Hungary: FX loan legislation incentivizing banks to release debts

07 November 2013 | newsletters

The Hungarian Parliament on Tuesday approved legislation that lifts most restrictions for participation in an exchange rate cap scheme for borrowers with foreign currency-denominated loans.

A last-minute amendment to legislation aims to bail out individual debtors with FX loans by incentivizing banks to partly release their debts. The legislation adopted by the Hungarian Parliament on 5 November 2013 eases the restrictions for participating in the so-called exchange rate cap scheme. Under the scheme, the exchange rate is fixed at a predetermined rate in order to avoid the adverse effects of exchange rate volatility on the debtors. The amount resulting from the disparity between the fixed rate and the market exchange rate is registered on a separate credit account and its repayment is deferred.

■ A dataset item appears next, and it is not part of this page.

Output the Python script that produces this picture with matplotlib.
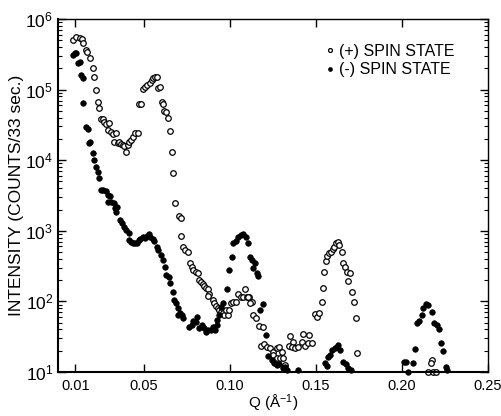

The Hungarian State guarantees such deferred payment.

Pursuant to the amendment submitted shortly before the vote, the Hungarian State would only provide such guarantee if the principal amount of the FX loan does not exceed 95% of the value of the encumbered real property. So, banks would be incentivized to release the debt to the extent that the principal amount meets the threshold. The rationale behind this is that the banks' loss on the release of debt may be balanced by such guarantee provided by the state. However, according to experts' expectations, such release may erode debtors' repayment discipline, which would cause further losses to the banks. For this reason, experts believe that banks will not be willing to (partly) release the debts despite this new incentive.